- _Given task_
Take the lines from the top down to and including the one with "const ch4Ticks = [10000, 20000, 30000];" and repeat them exactly. Omit images.

- _Collected data_
##########

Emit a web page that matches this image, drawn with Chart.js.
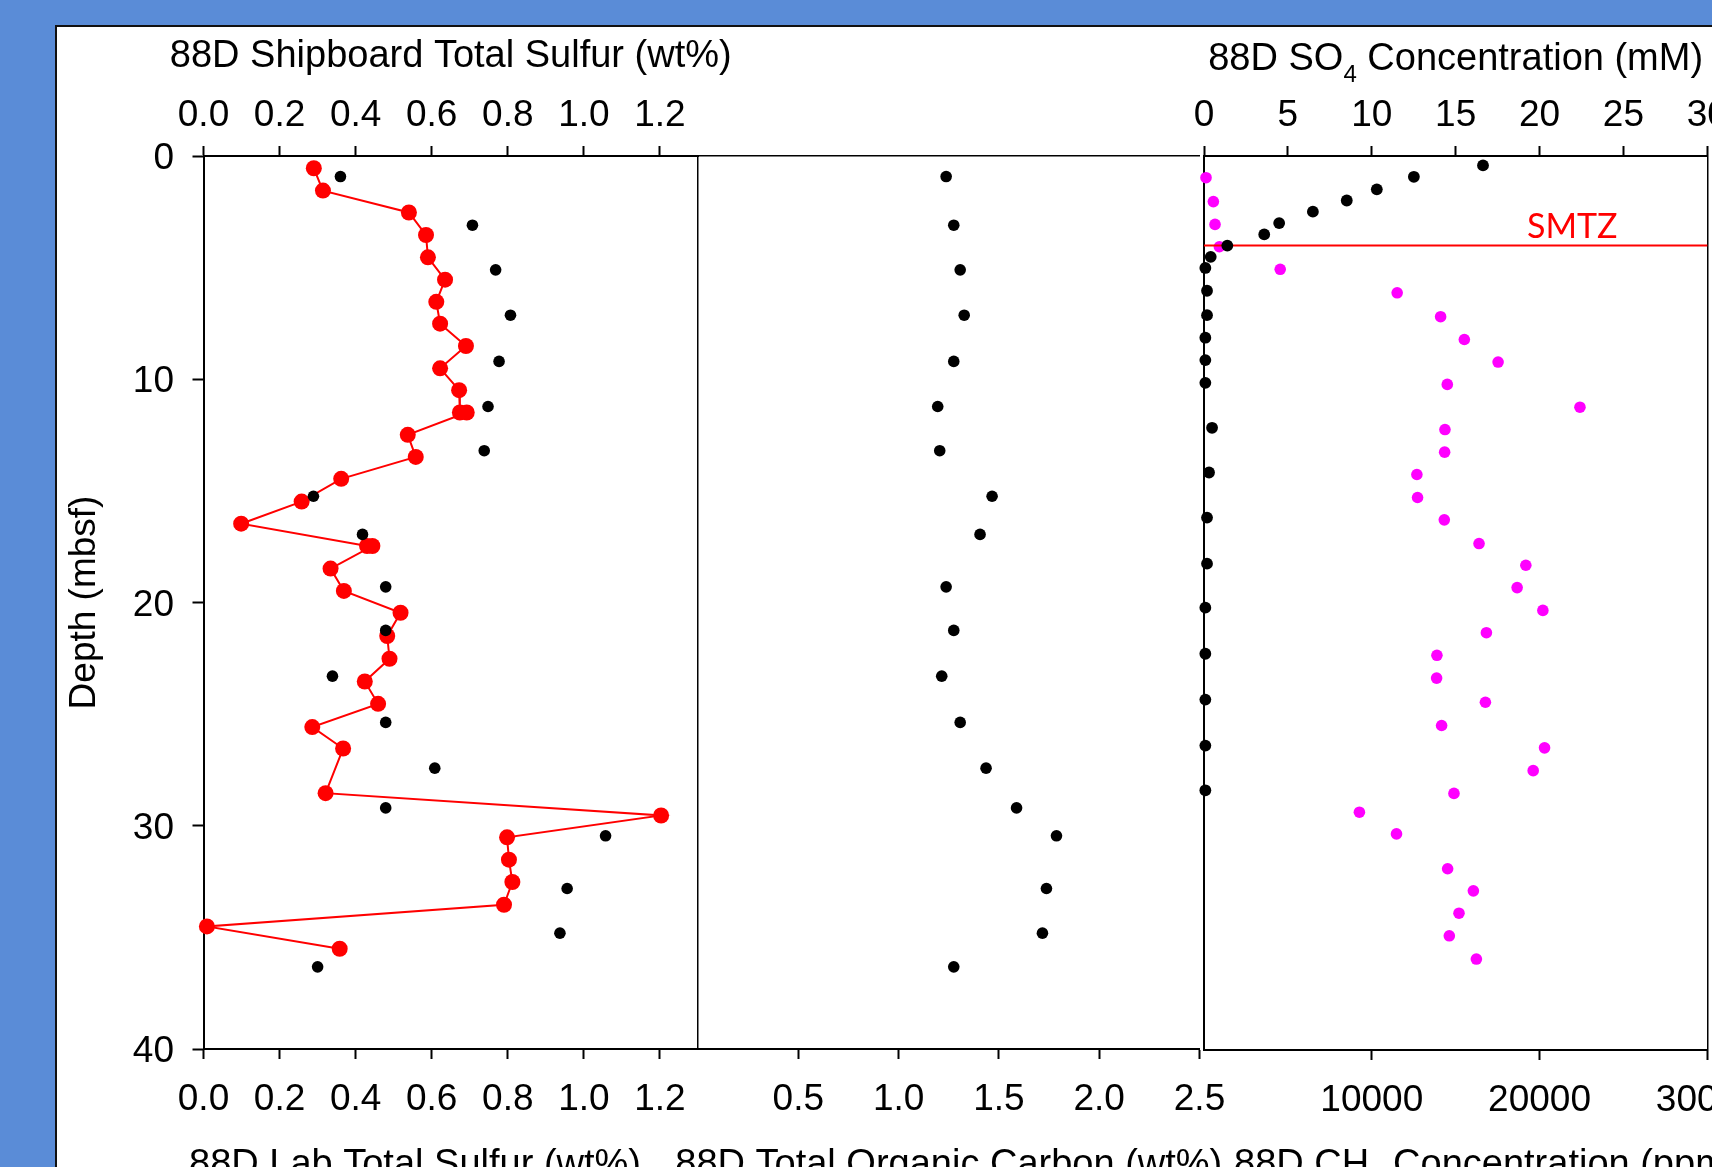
<!DOCTYPE html>
<html><head><meta charset="utf-8">
<script src="https://cdn.jsdelivr.net/npm/chart.js@4.4.1/dist/chart.umd.min.js"></script>
<style>
html,body{margin:0;padding:0;width:1712px;height:1167px;overflow:hidden;background:#5A8CD7;}
#frame{position:absolute;left:55px;top:25px;width:1700px;height:1200px;background:#fff;border-left:2px solid #111;border-top:2px solid #111;}
canvas{position:absolute;left:0;top:0;}
</style></head><body>
<div id="frame"></div>
<canvas id="c1" width="1800" height="1300"></canvas>
<canvas id="c2" width="1800" height="1300"></canvas>
<canvas id="c3" width="1800" height="1300"></canvas>
<script>
// ---------------- data ----------------
const depthTicks = [0, 10, 20, 30, 40];
const sulfurTicks = [0, 0.2, 0.4, 0.6, 0.8, 1.0, 1.2];
const tocTicks = [0.5, 1.0, 1.5, 2.0, 2.5];
const so4Ticks = [0, 5, 10, 15, 20, 25, 30];
const ch4Ticks = [10000, 20000, 30000];

const labSulfurDepth = [0.55,1.55,2.53,3.54,4.54,5.54,6.53,7.51,8.51,9.51,10.49,11.49,11.49,12.49,13.48,14.46,15.48,16.47,17.47,17.47,18.48,19.48,20.46,21.5,22.52,23.54,24.54,25.58,26.54,28.54,29.54,30.52,31.52,32.52,33.54,34.51,35.51];
const labSulfur = [0.290,0.314,0.540,0.585,0.590,0.635,0.612,0.622,0.690,0.622,0.672,0.674,0.692,0.537,0.558,0.362,0.258,0.099,0.430,0.444,0.334,0.369,0.518,0.483,0.489,0.424,0.459,0.286,0.367,0.321,1.203,0.798,0.803,0.812,0.790,0.009,0.358];

const coreDepth = [0.92,3.1,5.1,7.13,9.2,11.22,13.2,15.24,16.95,19.3,21.25,23.3,25.37,27.42,29.2,30.45,32.81,34.81,36.32];
const shipboardSulfur = [0.360,0.707,0.768,0.807,0.777,0.748,0.738,0.289,0.418,0.479,0.479,0.339,0.479,0.608,0.479,1.057,0.956,0.937,0.300];
const toc = [1.237,1.275,1.307,1.327,1.275,1.195,1.205,1.466,1.406,1.237,1.275,1.215,1.307,1.436,1.588,1.787,1.737,1.717,1.275];

const so4Depth = [0.42,0.93,1.49,1.99,2.49,3.0,3.51,4.01,4.51,5.01,6.03,7.12,8.13,9.13,10.15,12.16,14.16,16.18,18.24,20.21,22.27,24.32,26.38,28.38];
const so4 = [16.63,12.51,10.30,8.51,6.49,4.48,3.59,1.39,0.40,0.08,0.18,0.18,0.08,0.08,0.08,0.48,0.30,0.18,0.18,0.08,0.08,0.08,0.08,0.08];

const ch4Depth = [0.97,2.04,3.06,4.06,5.07,6.12,7.19,8.21,9.22,10.22,11.24,12.24,13.25,14.25,15.28,16.28,17.34,18.31,19.31,20.33,21.33,22.34,23.36,24.44,25.48,26.48,27.5,28.52,29.36,30.33,31.89,32.88,33.88,34.89,35.93];
const ch4 = [120,558,657,916,4542,11514,14104,15518,17530,14502,22410,14363,14343,12689,12729,14323,16394,19183,18665,20199,16833,13884,13865,16773,14163,20299,19622,14900,9263,11474,14522,16056,15199,14622,16235];

const smtzDepth = 4.0;
const smtzRange = [0, 30];

// ---------------- helpers ----------------
const FONT = "'Liberation Sans', Arial, sans-serif";
const TITLE_SIZE = 38;
Chart.defaults.font.family = FONT;
Chart.defaults.font.size = 37;
Chart.defaults.color = '#000';

const pts = (xs, ys) => xs.map((x, i) => ({x: x, y: ys[i]}));
const setTicks = arr => s => { s.ticks = arr.map(v => ({value: v})); };
const fix = (prop, v) => s => { s[prop] = v; s.paddingLeft = 0; s.paddingRight = 0; s.paddingTop = 0; s.paddingBottom = 0; };

function tickAxis(pos, min, max, ticks, size, pad, fmt, extra) {
  const horiz = pos === 'top' || pos === 'bottom';
  return Object.assign({
    type: 'linear', position: pos, min: min, max: max,
    afterBuildTicks: setTicks(ticks),
    afterFit: fix(horiz ? 'height' : 'width', size),
    ticks: {display: true, color: '#000', padding: pad, autoSkip: false, maxRotation: 0, minRotation: 0,
            labelOffset: horiz ? 0 : 3, font: {size: 37}, callback: fmt},
    grid: {display: true, drawOnChartArea: false, drawTicks: true, tickLength: horiz ? 10 : 11,
           tickWidth: 2, tickColor: '#000'},
    border: {display: true, color: '#000', width: 2}
  }, extra || {});
}
function borderAxis(pos, min, max, reverse, w) {
  const horiz = pos === 'top' || pos === 'bottom';
  return {
    type: 'linear', position: pos, min: min, max: max, reverse: !!reverse,
    afterFit: fix(horiz ? 'height' : 'width', 0),
    ticks: {display: false},
    grid: {display: false},
    border: {display: true, color: '#000', width: w || 1.5}
  };
}
function textPlugin(items) {
  return {
    id: 'extraText',
    afterDraw(chart) {
      const ctx = chart.ctx;
      items.forEach(it => {
        const p = it.pos(chart);
        ctx.save();
        ctx.fillStyle = it.color || '#000';
        ctx.textBaseline = 'alphabetic';
        ctx.textAlign = 'left';
        let total = 0;
        it.parts.forEach(pt => { ctx.font = (pt.size || TITLE_SIZE) + 'px ' + (it.family || FONT); total += ctx.measureText(pt.t).width; });
        let x = it.align === 'center' ? p.x - total / 2 : p.x;
        it.parts.forEach(pt => {
          ctx.font = (pt.size || TITLE_SIZE) + 'px ' + (it.family || FONT);
          ctx.fillText(pt.t, x, p.y + (pt.dy || 0));
          x += ctx.measureText(pt.t).width;
        });
        ctx.restore();
      });
    }
  };
}
const baseOpts = {
  responsive: false, animation: false, events: [],
  plugins: {legend: {display: false}, tooltip: {enabled: false}}
};
const f1 = v => Number(v).toFixed(1);
const f0 = v => String(v);
const midX = c => (c.chartArea.left + c.chartArea.right) / 2;

// ---------------- panel 1: sulfur ----------------
new Chart(document.getElementById('c1'), {
  type: 'scatter',
  data: {datasets: [
    {label: '88D Shipboard Total Sulfur', data: pts(shipboardSulfur, coreDepth), xAxisID: 'xTop', yAxisID: 'y',
     pointRadius: 5.8, pointBackgroundColor: '#000', pointBorderWidth: 0, showLine: false, clip: false},
    {label: '88D Lab Total Sulfur', data: pts(labSulfur, labSulfurDepth), xAxisID: 'xBot', yAxisID: 'y',
     showLine: true, borderColor: '#ff0000', borderWidth: 2, pointRadius: 8,
     pointBackgroundColor: '#ff0000', pointBorderWidth: 0, clip: false}
  ]},
  options: Object.assign({}, baseOpts, {
    layout: {padding: {left: 53.5, right: 1102, top: 26, bottom: 101}},
    scales: {
      y: tickAxis('left', 0, 40, depthTicks, 150, 18.5, f0, {
        reverse: true,
        title: {display: true, text: 'Depth (mbsf)', color: '#000', font: {size: 37}, padding: {top: 9.3, bottom: 0}}
      }),
      yR: borderAxis('right', 0, 40, true, 1.5),
      xTop: tickAxis('top', 0, 1.3, sulfurTicks, 130, 7.8, f1),
      xBot: tickAxis('bottom', 0, 1.3, sulfurTicks, 150, 18.8, f1)
    }
  }),
  plugins: [textPlugin([
    {parts: [{t: '88D Shipboard Total Sulfur (wt%)'}], align: 'center',
     pos: c => ({x: midX(c), y: 67})},
    {parts: [{t: '88D Lab Total Sulfur (wt%)'}], align: 'left',
     pos: c => ({x: c.chartArea.left - 14.5, y: 1176})}
  ])]
});

// ---------------- panel 2: TOC ----------------
new Chart(document.getElementById('c2'), {
  type: 'scatter',
  data: {datasets: [
    {label: '88D Total Organic Carbon', data: pts(toc, coreDepth), xAxisID: 'xBot', yAxisID: 'y',
     pointRadius: 5.8, pointBackgroundColor: '#000', pointBorderWidth: 0, showLine: false, clip: false}
  ]},
  options: Object.assign({}, baseOpts, {
    layout: {padding: {left: 698, right: 600.5, top: 156, bottom: 101}},
    scales: {
      y: {type: 'linear', display: false, min: 0, max: 40, reverse: true},
      xTop: borderAxis('top', 0, 2.5, false, 1.5),
      xBot: tickAxis('bottom', 0, 2.5, tocTicks, 150, 18.8, f1)
    }
  }),
  plugins: [textPlugin([
    {parts: [{t: '88D Total Organic Carbon (wt%)'}], align: 'center',
     pos: c => ({x: midX(c), y: 1176})}
  ])]
});

// ---------------- panel 3: SO4 / CH4 ----------------
new Chart(document.getElementById('c3'), {
  type: 'scatter',
  data: {datasets: [
    {label: '88D SO4', data: pts(so4, so4Depth), xAxisID: 'xTop', yAxisID: 'y',
     pointRadius: 5.9, pointBackgroundColor: '#000', pointBorderWidth: 0, showLine: false, clip: false},
    {label: 'SMTZ', data: smtzRange.map(v => ({x: v, y: smtzDepth})), xAxisID: 'xTop', yAxisID: 'y',
     showLine: true, borderColor: '#ff0000', borderWidth: 2, pointRadius: 0, clip: false},
    {label: '88D CH4', data: pts(ch4, ch4Depth), xAxisID: 'xBot', yAxisID: 'y',
     pointRadius: 5.8, pointBackgroundColor: '#ff00ff', pointBorderWidth: 0, showLine: false, clip: false}
  ]},
  options: Object.assign({}, baseOpts, {
    layout: {padding: {left: 1204, right: 92.7, top: 26, bottom: 100}},
    scales: {
      y: borderAxis('left', 0, 40, true, 2),
      yR: borderAxis('right', 0, 40, true, 1.5),
      xTop: tickAxis('top', 0, 30, so4Ticks, 130, 7.8, f0),
      xBot: tickAxis('bottom', 0, 30000, ch4Ticks, 150, 18.8, f0)
    }
  }),
  plugins: [textPlugin([
    {parts: [{t: '88D SO'}, {t: '4', size: 24, dy: 12}, {t: ' Concentration (mM)'}], align: 'center',
     pos: c => ({x: midX(c), y: 70})},
    {parts: [{t: '88D CH'}, {t: '4', size: 24, dy: 12}, {t: ' Concentration (ppmv)'}], align: 'left',
     pos: c => ({x: c.chartArea.left + 30, y: 1176})},
    {parts: [{t: 'SMTZ', size: 34}], align: 'left', color: '#ff0000', family: "Lato, 'Open Sans', sans-serif",
     pos: c => ({x: c.scales.xTop.getPixelForValue(19.25), y: c.scales.y.getPixelForValue(smtzDepth) - 7})}
  ])]
});
</script>
</body></html>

##########

- _Answer in full_
Emit a web page that matches this image, drawn with Chart.js.
<!DOCTYPE html>
<html><head><meta charset="utf-8">
<script src="https://cdn.jsdelivr.net/npm/chart.js@4.4.1/dist/chart.umd.min.js"></script>
<style>
html,body{margin:0;padding:0;width:1712px;height:1167px;overflow:hidden;background:#5A8CD7;}
#frame{position:absolute;left:55px;top:25px;width:1700px;height:1200px;background:#fff;border-left:2px solid #111;border-top:2px solid #111;}
canvas{position:absolute;left:0;top:0;}
</style></head><body>
<div id="frame"></div>
<canvas id="c1" width="1800" height="1300"></canvas>
<canvas id="c2" width="1800" height="1300"></canvas>
<canvas id="c3" width="1800" height="1300"></canvas>
<script>
// ---------------- data ----------------
const depthTicks = [0, 10, 20, 30, 40];
const sulfurTicks = [0, 0.2, 0.4, 0.6, 0.8, 1.0, 1.2];
const tocTicks = [0.5, 1.0, 1.5, 2.0, 2.5];
const so4Ticks = [0, 5, 10, 15, 20, 25, 30];
const ch4Ticks = [10000, 20000, 30000];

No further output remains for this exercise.